[Start of Given information]

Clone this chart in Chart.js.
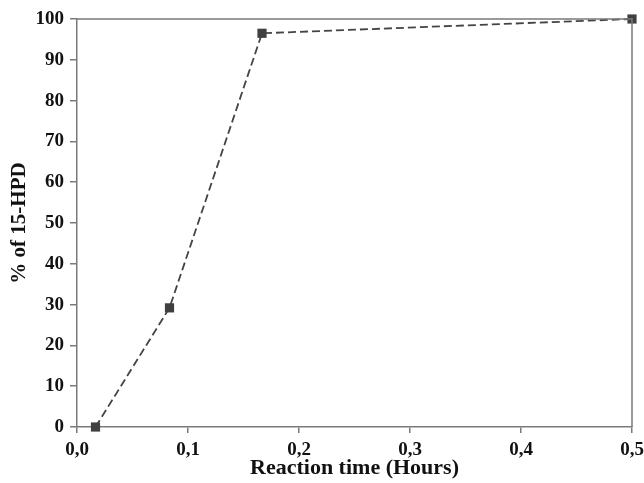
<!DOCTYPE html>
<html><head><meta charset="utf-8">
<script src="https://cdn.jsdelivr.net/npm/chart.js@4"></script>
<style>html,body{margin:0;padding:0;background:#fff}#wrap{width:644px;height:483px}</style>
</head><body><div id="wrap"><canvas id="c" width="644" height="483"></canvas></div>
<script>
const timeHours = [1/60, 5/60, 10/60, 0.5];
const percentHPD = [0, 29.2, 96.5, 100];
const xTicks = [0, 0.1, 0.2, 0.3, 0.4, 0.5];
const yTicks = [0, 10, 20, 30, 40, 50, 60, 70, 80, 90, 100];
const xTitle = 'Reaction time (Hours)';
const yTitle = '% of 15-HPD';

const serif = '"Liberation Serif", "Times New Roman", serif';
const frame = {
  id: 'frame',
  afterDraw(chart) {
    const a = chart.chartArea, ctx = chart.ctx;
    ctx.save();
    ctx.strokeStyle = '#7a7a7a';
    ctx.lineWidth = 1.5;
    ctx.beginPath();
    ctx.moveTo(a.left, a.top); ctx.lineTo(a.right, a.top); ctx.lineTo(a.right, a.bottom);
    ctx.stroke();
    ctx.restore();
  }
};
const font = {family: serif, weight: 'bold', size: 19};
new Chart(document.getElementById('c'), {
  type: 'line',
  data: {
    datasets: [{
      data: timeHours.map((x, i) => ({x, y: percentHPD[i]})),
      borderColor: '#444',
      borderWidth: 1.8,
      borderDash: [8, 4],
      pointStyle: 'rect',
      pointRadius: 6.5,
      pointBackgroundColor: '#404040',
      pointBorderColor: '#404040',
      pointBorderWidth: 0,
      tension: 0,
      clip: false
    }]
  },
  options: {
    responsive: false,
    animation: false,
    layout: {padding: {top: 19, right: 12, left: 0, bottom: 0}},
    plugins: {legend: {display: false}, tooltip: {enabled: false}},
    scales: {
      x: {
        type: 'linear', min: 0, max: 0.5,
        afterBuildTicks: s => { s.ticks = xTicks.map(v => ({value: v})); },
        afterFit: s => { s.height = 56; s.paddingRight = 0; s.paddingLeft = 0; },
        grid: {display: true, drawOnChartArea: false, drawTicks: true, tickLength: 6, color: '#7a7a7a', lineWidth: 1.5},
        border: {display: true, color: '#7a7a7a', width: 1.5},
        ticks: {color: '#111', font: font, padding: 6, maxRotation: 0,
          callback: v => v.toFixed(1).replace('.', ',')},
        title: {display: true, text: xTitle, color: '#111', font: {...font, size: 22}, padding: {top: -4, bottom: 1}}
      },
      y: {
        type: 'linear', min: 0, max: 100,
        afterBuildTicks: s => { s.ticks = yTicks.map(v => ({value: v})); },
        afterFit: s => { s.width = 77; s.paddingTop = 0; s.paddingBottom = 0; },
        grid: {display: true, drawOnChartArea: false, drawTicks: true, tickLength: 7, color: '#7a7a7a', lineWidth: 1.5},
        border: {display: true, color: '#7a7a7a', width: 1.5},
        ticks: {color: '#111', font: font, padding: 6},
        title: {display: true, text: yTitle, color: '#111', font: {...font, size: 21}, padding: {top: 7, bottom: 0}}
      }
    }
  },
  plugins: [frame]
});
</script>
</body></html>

[End of Given information]

Written problem :: Your task is to repeat the data above exactly while excluding the pictures.

Exercise result ::
Clone this chart in Chart.js.
<!DOCTYPE html>
<html><head><meta charset="utf-8">
<script src="https://cdn.jsdelivr.net/npm/chart.js@4"></script>
<style>html,body{margin:0;padding:0;background:#fff}#wrap{width:644px;height:483px}</style>
</head><body><div id="wrap"><canvas id="c" width="644" height="483"></canvas></div>
<script>
const timeHours = [1/60, 5/60, 10/60, 0.5];
const percentHPD = [0, 29.2, 96.5, 100];
const xTicks = [0, 0.1, 0.2, 0.3, 0.4, 0.5];
const yTicks = [0, 10, 20, 30, 40, 50, 60, 70, 80, 90, 100];
const xTitle = 'Reaction time (Hours)';
const yTitle = '% of 15-HPD';

const serif = '"Liberation Serif", "Times New Roman", serif';
const frame = {
  id: 'frame',
  afterDraw(chart) {
    const a = chart.chartArea, ctx = chart.ctx;
    ctx.save();
    ctx.strokeStyle = '#7a7a7a';
    ctx.lineWidth = 1.5;
    ctx.beginPath();
    ctx.moveTo(a.left, a.top); ctx.lineTo(a.right, a.top); ctx.lineTo(a.right, a.bottom);
    ctx.stroke();
    ctx.restore();
  }
};
const font = {family: serif, weight: 'bold', size: 19};
new Chart(document.getElementById('c'), {
  type: 'line',
  data: {
    datasets: [{
      data: timeHours.map((x, i) => ({x, y: percentHPD[i]})),
      borderColor: '#444',
      borderWidth: 1.8,
      borderDash: [8, 4],
      pointStyle: 'rect',
      pointRadius: 6.5,
      pointBackgroundColor: '#404040',
      pointBorderColor: '#404040',
      pointBorderWidth: 0,
      tension: 0,
      clip: false
    }]
  },
  options: {
    responsive: false,
    animation: false,
    layout: {padding: {top: 19, right: 12, left: 0, bottom: 0}},
    plugins: {legend: {display: false}, tooltip: {enabled: false}},
    scales: {
      x: {
        type: 'linear', min: 0, max: 0.5,
        afterBuildTicks: s => { s.ticks = xTicks.map(v => ({value: v})); },
        afterFit: s => { s.height = 56; s.paddingRight = 0; s.paddingLeft = 0; },
        grid: {display: true, drawOnChartArea: false, drawTicks: true, tickLength: 6, color: '#7a7a7a', lineWidth: 1.5},
        border: {display: true, color: '#7a7a7a', width: 1.5},
        ticks: {color: '#111', font: font, padding: 6, maxRotation: 0,
          callback: v => v.toFixed(1).replace('.', ',')},
        title: {display: true, text: xTitle, color: '#111', font: {...font, size: 22}, padding: {top: -4, bottom: 1}}
      },
      y: {
        type: 'linear', min: 0, max: 100,
        afterBuildTicks: s => { s.ticks = yTicks.map(v => ({value: v})); },
        afterFit: s => { s.width = 77; s.paddingTop = 0; s.paddingBottom = 0; },
        grid: {display: true, drawOnChartArea: false, drawTicks: true, tickLength: 7, color: '#7a7a7a', lineWidth: 1.5},
        border: {display: true, color: '#7a7a7a', width: 1.5},
        ticks: {color: '#111', font: font, padding: 6},
        title: {display: true, text: yTitle, color: '#111', font: {...font, size: 21}, padding: {top: 7, bottom: 0}}
      }
    }
  },
  plugins: [frame]
});
</script>
</body></html>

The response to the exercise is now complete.